:: Problem statement ::
Everything from the first line down to the line containing "12, color: '#000'" is to be retyped exactly, both ends included, with pictures left out.

:: Raw data ::
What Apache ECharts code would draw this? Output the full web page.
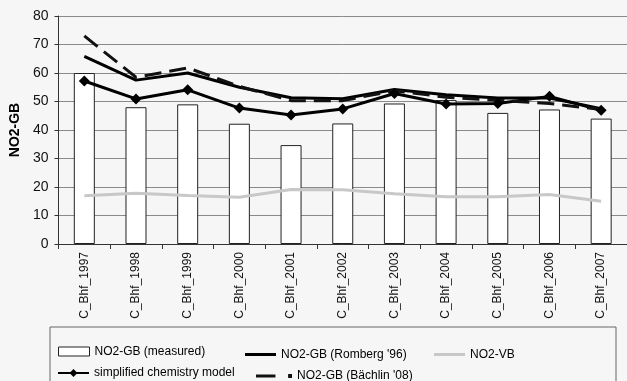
<!DOCTYPE html>
<html>
<head>
<meta charset="utf-8">
<script src="https://cdn.jsdelivr.net/npm/echarts@6/dist/echarts.min.js"></script>
<style>
  html, body { margin: 0; padding: 0; background: #f6f6f6; }
  #chart { width: 627px; height: 381px; }
</style>
</head>
<body>
<div id="chart"></div>
<script>
var years = ['C_Bhf_1997', 'C_Bhf_1998', 'C_Bhf_1999', 'C_Bhf_2000', 'C_Bhf_2001', 'C_Bhf_2002',
  'C_Bhf_2003', 'C_Bhf_2004', 'C_Bhf_2005', 'C_Bhf_2006', 'C_Bhf_2007']
var measured = [60, 48, 49, 42.2, 34.7, 42.3, 49.3, 50.5, 46, 47.2, 44]
var romberg = [65.8, 57.5, 60, 55, 51.3, 51, 54.2, 52.4, 51.2, 51.2, 47.5]
var baechlin = [73, 58.5, 61.8, 55.3, 50.3, 50.3, 53.8, 51.5, 50.4, 49.3, 47.2]
var chemistry = [57.2, 50.9, 54.1, 47.7, 45.3, 47.4, 52.8, 49.1, 49.3, 51.8, 46.9]
var vb = [16.9, 17.8, 17, 16.4, 19.1, 19, 17.6, 16.6, 16.6, 17.4, 15]

var chart = echarts.init(document.getElementById('chart'))
var font = 'Liberation Sans, Arial, sans-serif'
var legendText = { fontFamily: font, fontSize: 12, color: '#000' }

// one legend per item so each sits where it does in the original box
function legendItem(name, left, centerY, w, h, icon, extra) {
  var l = {
    left: left, top: centerY - h / 2, padding: 0,
    itemWidth: w, itemHeight: h,
    textStyle: legendText,
    data: [icon ? { name: name, icon: icon } : name]
  }
  return Object.assign(l, extra || {})
}

chart.setOption({
  backgroundColor: '#f6f6f6',
  animation: false,
  grid: { left: 53, right: 0, top: 16, bottom: 137 },
  graphic: [{
    type: 'rect',
    shape: { x: 50, y: 327, width: 566, height: 60 },
    style: { fill: 'none', stroke: '#666', lineWidth: 1 },
    silent: true
  }],
  legend: [
    legendItem('NO2-GB (measured)', 58, 350, 31, 9, 'rect',
      { itemStyle: { color: '#fff', borderColor: '#222', borderWidth: 1 } }),
    legendItem('NO2-GB (Romberg \'96)', 245, 350, 31, 3, 'path://M0,0H31V3H0Z'),
    legendItem('NO2-VB', 434, 350, 31, 3, 'path://M0,0H31V3H0Z'),
    legendItem('simplified chemistry model', 57, 372, 31, 10, null),
    legendItem('NO2-GB (B\u00e4chlin \'08)', 256, 372, 36, 4, 'path://M0,0.5H20V3.5H0Z M33,0H37V4H33Z')
  ],
  xAxis: {
    type: 'category',
    data: years,
    axisLine: { lineStyle: { color: '#333', width: 1 } },
    axisTick: { show: true, length: 5, lineStyle: { color: '#333' } },
    axisLabel: { rotate: 90, interval: 0, fontFamily: font, fontSize: 12, color: '#111', margin: 8 }
  },
  yAxis: {
    type: 'value',
    min: 0, max: 80, interval: 10,
    name: 'NO2-GB',
    nameLocation: 'middle',
    nameGap: 28,
    nameTextStyle: { fontFamily: font, fontSize: 14, fontWeight: 'bold', color: '#000' },
    axisLine: { show: true, lineStyle: { color: '#333' } },
    axisTick: { show: true, length: 4, lineStyle: { color: '#333' } },
    axisLabel: { fontFamily: font, fontSize: 14, color: '#111', margin: 10 },
    splitLine: { lineStyle: { color: '#8a8a8a', width: 1 } }
  },
  series: [{
    name: 'NO2-GB (measured)',
    type: 'bar',
    barWidth: 21,
    itemStyle: { color: '#fff', borderColor: '#222', borderWidth: 1 },
    data: measured
  }, {
    name: 'NO2-GB (Romberg \'96)',
    type: 'line',
    symbol: 'none',
    lineStyle: { color: '#000', width: 3 },
    itemStyle: { color: '#000' },
    data: romberg
  }, {
    name: 'NO2-VB',
    type: 'line',
    symbol: 'none',
    lineStyle: { color: '#c8c8c8', width: 3 },
    itemStyle: { color: '#c8c8c8' },
    data: vb
  }, {
    name: 'simplified chemistry model',
    type: 'line',
    symbol: 'diamond',
    symbolSize: 11,
    lineStyle: { color: '#000', width: 3 },
    itemStyle: { color: '#000' },
    data: chemistry
  }, {
    name: 'NO2-GB (B\u00e4chlin \'08)',
    type: 'line',
    symbol: 'none',
    lineStyle: { color: '#111', width: 3, type: [17, 8] },
    itemStyle: { color: '#111' },
    data: baechlin
  }]
})
</script>
</body>
</html>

:: Answer for this exercise ::
What Apache ECharts code would draw this? Output the full web page.
<!DOCTYPE html>
<html>
<head>
<meta charset="utf-8">
<script src="https://cdn.jsdelivr.net/npm/echarts@6/dist/echarts.min.js"></script>
<style>
  html, body { margin: 0; padding: 0; background: #f6f6f6; }
  #chart { width: 627px; height: 381px; }
</style>
</head>
<body>
<div id="chart"></div>
<script>
var years = ['C_Bhf_1997', 'C_Bhf_1998', 'C_Bhf_1999', 'C_Bhf_2000', 'C_Bhf_2001', 'C_Bhf_2002',
  'C_Bhf_2003', 'C_Bhf_2004', 'C_Bhf_2005', 'C_Bhf_2006', 'C_Bhf_2007']
var measured = [60, 48, 49, 42.2, 34.7, 42.3, 49.3, 50.5, 46, 47.2, 44]
var romberg = [65.8, 57.5, 60, 55, 51.3, 51, 54.2, 52.4, 51.2, 51.2, 47.5]
var baechlin = [73, 58.5, 61.8, 55.3, 50.3, 50.3, 53.8, 51.5, 50.4, 49.3, 47.2]
var chemistry = [57.2, 50.9, 54.1, 47.7, 45.3, 47.4, 52.8, 49.1, 49.3, 51.8, 46.9]
var vb = [16.9, 17.8, 17, 16.4, 19.1, 19, 17.6, 16.6, 16.6, 17.4, 15]

var chart = echarts.init(document.getElementById('chart'))
var font = 'Liberation Sans, Arial, sans-serif'
var legendText = { fontFamily: font, fontSize: 12, color: '#000' }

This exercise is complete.